I am developing a prototype for a game and it seems that the _ready function in objects in scene tree are not executing consistently the first time it plays from when I use 'get_tree().reload_current_scene()' to restart the game.

From placing breakpoints in code, I have came to the conclusion that the reason why it might not be executing is because 'yield(get_tree().root, "ready")' is blocking the code from executing for some reason.

It seems that getting rid of this, gets rid of certain errors. But due to dependencies of executing the the parent's ready functions first, it may not work.

How can I fix this type of error and make my code less error prone when using this yield function?

Best regards

Basically never use yield. It causes too many problems for no gain.

I don't think yield will work for a scene reload. I use it and it works for a lot of wait type things where you want to wait so many frames or for a signal or something. A scene reload causes a loss of variable values if it's the main scene so you can't expect to use it there. Normally, if you want to keep information, you can use an autoload script and save the variables there and then reload them from the ready function when the scene reloads, or just always use the autoload variables.

@fire7side said: I don't think yield will work for a scene reload. I use it and it works for a lot of wait type things where you want to wait so many frames or for a signal or something. A scene reload causes a loss of variable values if it's the main scene so you can't expect to use it there. Normally, if you want to keep information, you can use an autoload script and save the variables there and then reload them from the ready function when the scene reloads, or just always use the autoload variables.

I was initializing the object (not passing scene data around). I was using the code 'yield(get_tree().root, "ready")' to make sure the parent nodes get initialized first.

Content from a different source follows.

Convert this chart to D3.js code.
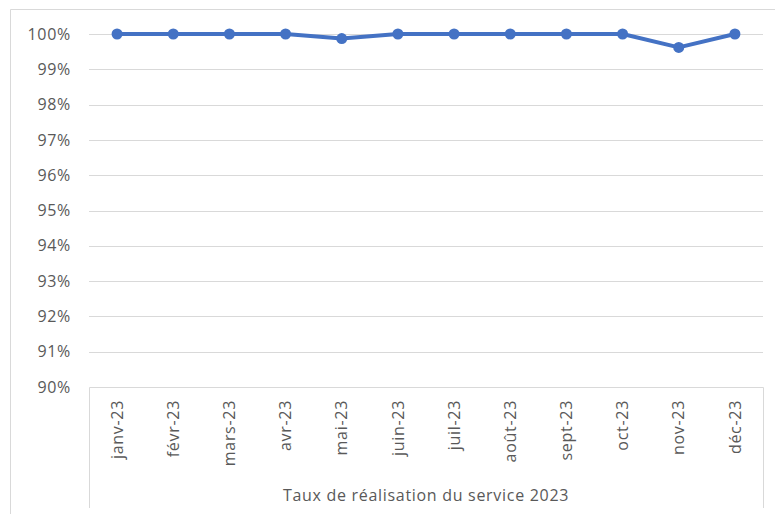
<!DOCTYPE html>
<html>
<head>
<meta charset="utf-8">
<script src="https://cdn.jsdelivr.net/npm/d3@7"></script>
<style>
  body { margin: 0; background: #fff; }
  text { font-family: "Open Sans", "Noto Sans", sans-serif; fill: #595959; font-size: 16px; letter-spacing: 0.7px; }
</style>
</head>
<body>
<svg id="chart" width="775" height="514"></svg>
<script>
const months = ["janv-23", "févr-23", "mars-23", "avr-23", "mai-23", "juin-23",
  "juil-23", "août-23", "sept-23", "oct-23", "nov-23", "déc-23"];
const rates = [1, 1, 1, 1, 0.9987, 1, 1, 1, 1, 1, 0.9962, 1];
const yTicks = [0.9, 0.91, 0.92, 0.93, 0.94, 0.95, 0.96, 0.97, 0.98, 0.99, 1];
const axisTitle = "Taux de réalisation du service 2023";

const svg = d3.select("#chart");
const plotLeft = 89, plotRight = 763, plotTop = 34, plotBottom = 387;

// chart frame (cropped on the right and bottom)
svg.append("path")
  .attr("d", "M10.5,514 V9.5 H775")
  .attr("fill", "none")
  .attr("stroke", "#d9d9d9");

const x = d3.scaleBand().domain(months).range([plotLeft, plotRight]);
const y = d3.scaleLinear().domain([0.9, 1]).range([plotBottom, plotTop]);

// gridlines
svg.append("g")
  .selectAll("line")
  .data(yTicks.slice(1))
  .enter()
  .append("line")
  .attr("x1", plotLeft)
  .attr("x2", plotRight)
  .attr("y1", d => Math.round(y(d)) + 0.5)
  .attr("y2", d => Math.round(y(d)) + 0.5)
  .attr("stroke", "#d9d9d9");

// y labels
svg.append("g")
  .selectAll("text")
  .data(yTicks)
  .enter()
  .append("text")
  .attr("x", 71)
  .attr("y", d => y(d))
  .attr("dy", "0.35em")
  .attr("text-anchor", "end")
  .text(d3.format(".0%"));

// category axis box
svg.append("path")
  .attr("d", `M${plotLeft + 0.5},508 V${plotBottom + 0.5} H${plotRight + 0.5} V508`)
  .attr("fill", "none")
  .attr("stroke", "#d9d9d9");

// month labels
svg.append("g")
  .selectAll("text")
  .data(months)
  .enter()
  .append("text")
  .attr("transform", d => `translate(${x(d) + x.bandwidth() / 2},400) rotate(-90)`)
  .attr("dy", "0.35em")
  .attr("text-anchor", "end")
  .text(d => d);

svg.append("text")
  .attr("x", (plotLeft + plotRight) / 2)
  .attr("y", 495)
  .attr("dy", "0.35em")
  .attr("text-anchor", "middle")
  .text(axisTitle);

// series
const line = d3.line()
  .x((d, i) => x(months[i]) + x.bandwidth() / 2)
  .y(d => y(d));

svg.append("path")
  .datum(rates)
  .attr("d", line)
  .attr("fill", "none")
  .attr("stroke", "#4472c4")
  .attr("stroke-width", 4)
  .attr("stroke-linejoin", "round");

svg.append("g")
  .selectAll("circle")
  .data(rates)
  .enter()
  .append("circle")
  .attr("cx", (d, i) => x(months[i]) + x.bandwidth() / 2)
  .attr("cy", d => y(d))
  .attr("r", 5.5)
  .attr("fill", "#4472c4");
</script>
</body>
</html>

So, as I said, don't use yield (like ever). The cases where it is needed are very advanced and at that point you will understand when you need to use it (for example asynchronous network code). It is best just to avoid it altogether as it creates way too many problems as you have just seen.

To answer your question, ready on children and parents will always be called in the same order. Each child is initialized one by one, and when they are all ready, the parent will become initialized and then ready is called.

For this reason, you should almost never call up in the hierarchy (or to the side) when dealing with ready or initialization code. Meaning do not do anything with the parent, the parent's parent, or any siblings. Try to make each script self contained. If there are links that need to be established, do this on the parent. When the parent is ready, you are guaranteed all children are ready, and you can set their variables freely.